Aiden: That’s literally the opposite of how saxophones work.
Joints: It was a metaphor.
Aiden: Understood. However, it’s my opinion that an instrument is only as good or bad as the person who plays it.
Joints: So… you’re saying… I suck?
Aiden: Your words, not mine. Of course, you could prove me wrong…
Aiden: You should totally come to the band room and play with us.
Joints: I… I’m not sure about that.
Aiden: Ezra is asking you… I’m telling you. Come with us.
Joints: Not today.
Aiden: Disappointing.
Ezra: If you ever change your mind, you know where to find us.
Later, as you leave school, you bump into Caleb and Emma, who are chatting by the curb.
Caleb: … And I just wanted to say, I’m sorry about Brian. He’s got… a weird sense of humor.
Emma: Yeah… definitely.
Caleb turns toward you.
Caleb: Same goes for you, Joints. I mean… he and I have been friends forever. But sometimes, it gets old, apologizing for him.
Joints: In that case, maybe you should get better friends.
Caleb: He’s been my best bud since elementary school. I don’t agree with the way he acts sometimes, but I can’t just unfriend him. That’s not me.
Joints: I guess loyalty counts for something.
Caleb: To me, loyalty counts for everything.
Just then, a sports jeep pulls up to the curb. The driver hops out and throws her arms around Caleb, planting a kiss on his lips.
Zoe: There you are! Come on. You owe me an early dinner before we hit this party.

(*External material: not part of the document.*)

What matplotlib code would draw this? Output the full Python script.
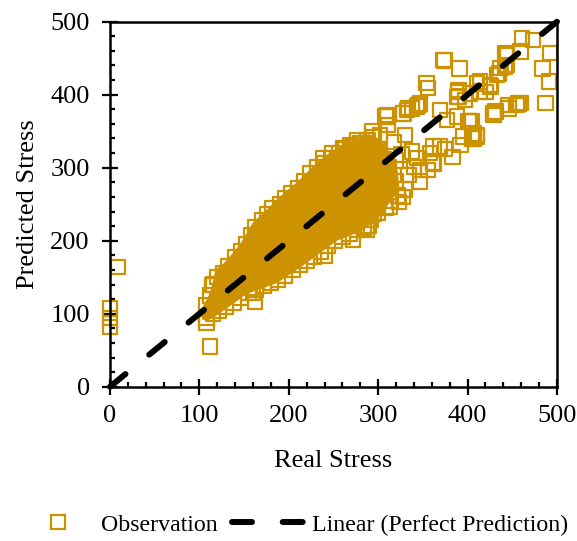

Caleb: I was just finishing a conversation with--
Zoe: Would you seriously rather sit around chatting with these two losers, instead of taking me on a date? You promised me.
Caleb: I know. I know.
Zoe: Now come on! We’d better eat fast. I’m going to need at least an hour and a half to get ready for Brian’s party.
Caleb: See you guys later…
A few seconds later, the jeep pulls out, leaving you and Emma alone on the curb.
Emma: Can you believe her?
Joints: I know! She’s so hot!
Emma: Yeah… she’s gorgeous. There’s no way someone like me could ever compete with her.
Joints: Whoa, whoa. That’s not what I said! Sure, Zoe is hot… but that’s not everything.
Emma: It sure seems to matter to most guys… Face it. Nice girls finish last.
Joints: In that case… maybe you need to get a little bad.
Emma: What are you suggesting?
Joints: I’m saying who cares that we didn’t get invited to Brian’s party? We’re crashing it… together!